18 aprile 2024
Aggiornato 14:00
Già persi 20 milioni di euro

L’anguria italiana rischia il «crac»

Tra giugno e luglio le vendite di cocomeri sono calate di oltre il 25 per cento, con punte del 70 per cento nel Mezzogiorno. Pesano gli effetti dell’allarme E.coli sui consumi di ortofrutta e la concorrenza della Grecia

ROMA - Nella crisi generale dell’ortofrutta finisce anche il prodotto «simbolo» dell’estate. Non solo albicocche e susine, cetrioli e melanzane, pesche e nettarine: il crollo verticale dei consumi ha investito in pieno anche l’anguria «made in Italy», travolta dagli effetti del «batterio killer» e dall’importazione selvaggia dai paesi del Mediterraneo, in particolare dalla Grecia. La conseguenza più immediata è stata un calo complessivo delle vendite tra giugno e luglio superiore al 25 per cento, ma con punte del 70 per cento al Sud. Soprattutto in quelle regioni a forte produzione di cocomeri come la Puglia e la Calabria. Lo afferma la Cia-Confederazione italiana agricoltori.
In questo momento l’anguria dovrebbe essere raccolta e venduta senza sosta -spiega la Cia- perché siamo nel pieno della campagna, e invece non si riesce a collocarla a un prezzo minimamente remunerativo per i produttori. Le aziende agricole sono alle strette: da un lato si scontrano con la flessione decisa dei consumi di frutta, un «regalo» della psicosi da Escherichia coli, che solo a luglio ha portato a una contrazione dei prezzi all’origine del 31,1 per cento congiunturale (ma i cocomeri hanno perso il 46 per cento). Dall’altro, subiscono la concorrenza greca che è davvero difficile da sostenere.

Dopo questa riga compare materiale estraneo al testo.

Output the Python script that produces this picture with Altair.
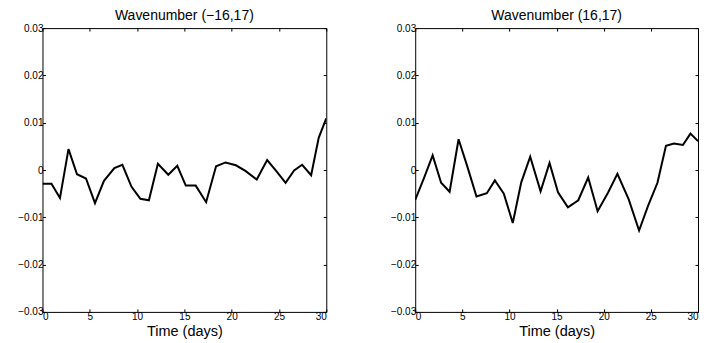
import altair as alt
import pandas as pd

days = [0, 0.95, 1.85, 2.75, 3.65, 4.6, 5.55, 6.5, 7.6, 8.45, 9.4, 10.35, 11.25, 12.2,
        13.3, 14.25, 15.15, 16.2, 17.3, 18.35, 19.35, 20.45, 21.45, 22.65, 23.75, 24.7,
        25.7, 26.6, 27.45, 28.4, 29.2, 30]
left_vals = [-0.0029, -0.0029, -0.0059, 0.0044, -0.0009, -0.0018, -0.0070, -0.0023,
             0.0004, 0.0011, -0.0035, -0.0061, -0.0064, 0.0013, -0.0010, 0.0009,
             -0.0033, -0.0033, -0.0068, 0.0008, 0.0016, 0.0010, -0.0002, -0.0020,
             0.0021, -0.0002, -0.0027, -0.0001, 0.0011, -0.0011, 0.0068, 0.0109]
right_vals = [-0.0063, -0.0016, 0.0031, -0.0027, -0.0046, 0.0065, 0.0006, -0.0056,
              -0.0049, -0.0022, -0.0050, -0.0112, -0.0026, 0.0028, -0.0045, 0.0015,
              -0.0047, -0.0079, -0.0064, -0.0016, -0.0087, -0.0048, -0.0008, -0.0062,
              -0.0128, -0.0076, -0.0027, 0.0051, 0.0056, 0.0053, 0.0077, 0.0061]
titles = ["Wavenumber (\u221216,17)", "Wavenumber (16,17)"]
x_ticks = [0, 5, 10, 15, 20, 25, 30]
y_ticks = [-0.03, -0.02, -0.01, 0, 0.01, 0.02, 0.03]

FONT = "Liberation Sans"
INWARD = {"expr": "-3"}


def panel(vals, title, width):
    df = pd.DataFrame({"t": days, "v": vals})
    xs = alt.Scale(domain=[0, 30], nice=False)
    ys = alt.Scale(domain=[-0.03, 0.03], nice=False)
    line = alt.Chart(df).mark_line(color="black", strokeWidth=2, clip=True).encode(
        x=alt.X("t:Q", scale=xs, axis=alt.Axis(
            values=x_ticks, orient="bottom", title="Time (days)", domain=False,
            tickSize=INWARD, tickColor="black", labelPadding=3, labelFontSize=10,
            labelFont=FONT, labelColor="black", titleFont=FONT, titleFontSize=14.5,
            titleFontWeight="normal", titleColor="black", titlePadding=2.5, grid=False)),
        y=alt.Y("v:Q", scale=ys, axis=alt.Axis(
            values=y_ticks, orient="left", title=None, domain=False,
            tickSize=INWARD, tickColor="black", labelPadding=2.5, labelFontSize=10,
            labelFont=FONT, labelColor="black", grid=False,
            labelExpr="datum.value == 0 ? '0' : format(datum.value, '.2f')")),
    )
    frame = alt.Chart(df).mark_line(strokeOpacity=0).encode(
        x=alt.X("t:Q", scale=xs, axis=alt.Axis(
            values=x_ticks, orient="top", title=None, labels=False, domain=False,
            tickSize=INWARD, tickColor="black", grid=False)),
        y=alt.Y("v:Q", scale=ys, axis=alt.Axis(
            values=y_ticks, orient="right", title=None, labels=False, domain=False,
            tickSize=INWARD, tickColor="black", grid=False)),
    )
    return alt.layer(line, frame).properties(
        width=width, height=284,
        title=alt.TitleParams(title, font=FONT, fontSize=14, fontWeight="normal",
                              color="black", offset=0.5),
    )


chart = alt.hconcat(
    panel(left_vals, titles[0], 284),
    panel(right_vals, titles[1], 283),
    spacing=89, bounds="flush",
).properties(
    padding={"left": 8.5, "top": 0, "right": 0, "bottom": 0},
).configure_view(stroke="black", strokeWidth=1)

chart.save("out.html", embed_options={"renderer": "svg", "actions": False})
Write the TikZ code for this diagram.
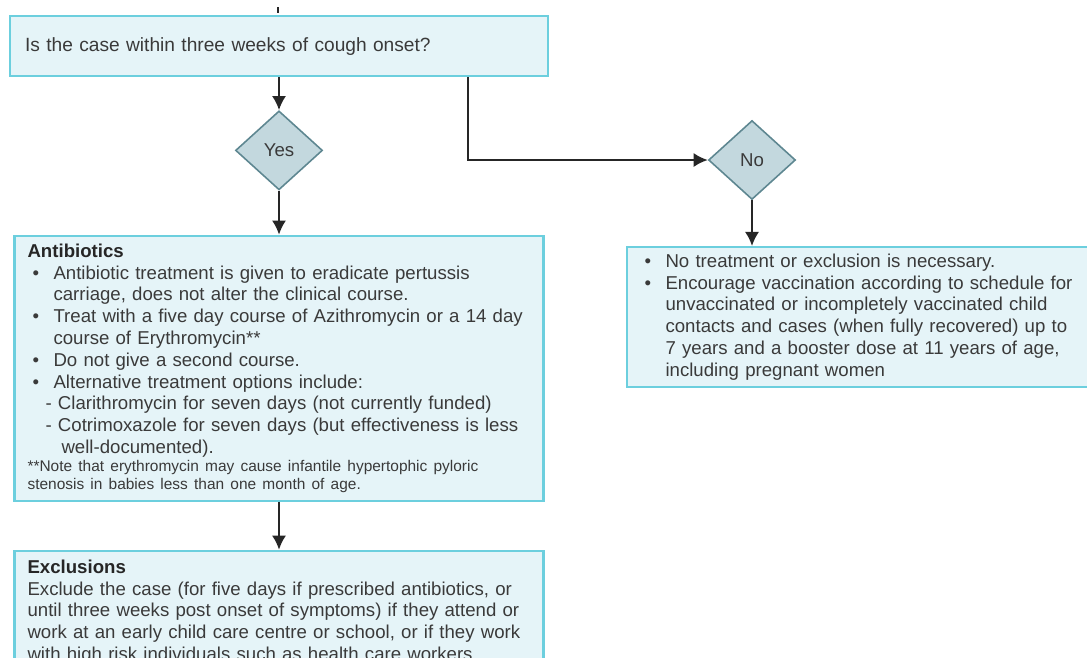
\documentclass[tikz,border=0pt]{standalone}
\usepackage{fontspec}
\setmainfont{Liberation Sans}
\usetikzlibrary{shapes.geometric,arrows.meta,positioning}

\definecolor{boxfill}{HTML}{E5F4F8}
\definecolor{boxline}{HTML}{6CCFDE}
\definecolor{diafill}{HTML}{C3D8DE}
\definecolor{dialine}{HTML}{5E8791}
\definecolor{txt}{HTML}{3A3A3A}

\newcommand{\bul}{\makebox[0.52cm][l]{\hspace{0.1cm}\textbullet}}
\newcommand{\cont}{\hspace*{0.52cm}}

\begin{document}
\begin{tikzpicture}[
    x=0.02cm, y=-0.02cm,
    font=\fontsize{10.6}{12.4}\selectfont,
    box/.style={rectangle, draw=boxline, fill=boxfill, line width=1.2pt, text=txt, align=left},
    decision/.style={diamond, draw=dialine, fill=diafill, line width=0.9pt, minimum width=1.74cm, minimum height=1.58cm, inner sep=0pt, text=txt},
    arrow/.style={-{Latex[length=8pt,width=8pt]}, line width=1.1pt, black!85}
]
    \useasboundingbox (0,0) rectangle (1087,657);
    \clip (0,0) rectangle (1087,657);

    % Nodes
    \node[box, anchor=north west, minimum width=10.76cm, minimum height=1.2cm, inner xsep=0.3cm, text width=10.16cm, font=\fontsize{10.9}{12.4}\selectfont] (question) at (9,15)
        {Is the case within three weeks of cough onset?};
    \node[decision, below=0.66cm of question] (yes) {Yes};
    \node[box, below=0.88cm of yes, minimum width=10.58cm, minimum height=5.3cm, inner xsep=0.26cm, text width=10.06cm] (antibiotics)
        {{\color{black!85}\textbf{Antibiotics}}\\
         \bul Antibiotic treatment is given to eradicate pertussis\\
         \cont carriage, does not alter the clinical course.\\
         \bul Treat with a five day course of Azithromycin or a 14 day\\
         \cont course of Erythromycin**\\
         \bul Do not give a second course.\\
         \bul Alternative treatment options include:\\
         \hspace*{0.36cm}- Clarithromycin for seven days (not currently funded)\\
         \hspace*{0.36cm}- Cotrimoxazole for seven days (but effectiveness is less\\
         \hspace*{0.68cm}well-documented).\par
         {\fontsize{8.8}{10.2}\selectfont **Note that erythromycin may cause infantile hypertophic pyloric\\
         stenosis in babies less than one month of age.\par}};
    \node[box, below=0.96cm of antibiotics, minimum width=10.58cm, inner xsep=0.26cm, inner ysep=0.18cm, text width=10.06cm] (exclusions)
        {{\color{black!85}\textbf{Exclusions}}\\
         Exclude the case (for five days if prescribed antibiotics, or\\
         until three weeks post onset of symptoms) if they attend or\\
         work at an early child care centre or school, or if they work\\
         with high risk individuals such as health care workers.};
    \node[decision] (no) at (752,160) {No};
    \node[box, anchor=north west, minimum width=10cm, minimum height=2.8cm, inner xsep=0.24cm, text width=9.5cm] (noaction) at (626,246)
        {\bul No treatment or exclusion is necessary.\\
         \bul Encourage vaccination according to schedule for\\
         \cont unvaccinated or incompletely vaccinated child\\
         \cont contacts and cases (when fully recovered) up to\\
         \cont 7 years and a booster dose at 11 years of age,\\
         \cont including pregnant women};
    \coordinate (incoming) at (278,7);

    % Arrows
    \draw[line width=1.1pt, black!85] (incoming) -- ++(0,6);
    \draw[arrow] (question) -- (yes);
    \draw[arrow] (yes) -- (antibiotics);
    \draw[arrow] (antibiotics) -- (exclusions);
    \draw[arrow] ([xshift=3.78cm]question.south) |- (no);
    \draw[arrow] (no.south) -- (no.south |- noaction.north);
\end{tikzpicture}
\end{document}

Infatti -osserva la Cia- la crisi economica che sta attraversando la Grecia ha generato l’immissione anche sui mercati italiani di prodotti agricoli «made in Atene» a prezzi irrisori. E l’esempio più lampante è proprio quello dei cocomeri, che vengono venduti all’ingrosso a meno di 10 centesimi al chilo franco-arrivo. Per poi arrivare sulle tavole a 60-70 centesimi al Kg. Di conseguenza, la scelta drammatica che si pone oggi agli agricoltori italiani è tra vendere il prodotto assolutamente sottocosto o lasciarlo marcire nei campi, per risparmiare almeno le spese di raccolta.
Una scelta non semplice, considerando i costi che ci sono dietro -ricorda la Cia-. Se si considera che l’investimento ad ettaro per la produzione di angurie è pari a 7 mila euro (tra la preparazione della terra, le piantine, i trattamenti fitosanitari, le irrigazioni continue, la manodopera) e che la resa produttiva, sempre per ettaro, è di 300 quintali, si capisce bene che con un guadagno di 10-15 centesimi al chilo non si coprono neppure la metà delle spese sostenute.

Ecco perché bisogna correre ai ripari. L’emergenza «angurie invendute» ha già causato danni per quasi 20 milioni di euro solo ai produttori agricoli e per circa 45 milioni se si considera tutto l’indotto. In più, il blocco del comparto mette a rischio anche la manodopera impiegata ogni anno per la raccolta dei cocomeri, che storicamente vede coinvolti migliaia di lavoratori extracomunitari.
La situazione è drammatica e sono necessari provvedimenti urgenti -incalza la Cia-. Innanzitutto è necessario chiedere all’Europa di allargare le misure di sostegno per gli agricoltori danneggiati dal «batterio killer», visto che i produttori di ortaggi e frutta estivi pagano ancora gli effetti di quella psicosi. Inoltre, chiediamo l’immediata apertura di un tavolo al ministero delle Politiche agricole, in modo da affrontare con interventi concreti una situazione gravissima che rischia di mandare sul lastrico centinaia di agricoltori in tutt’Italia.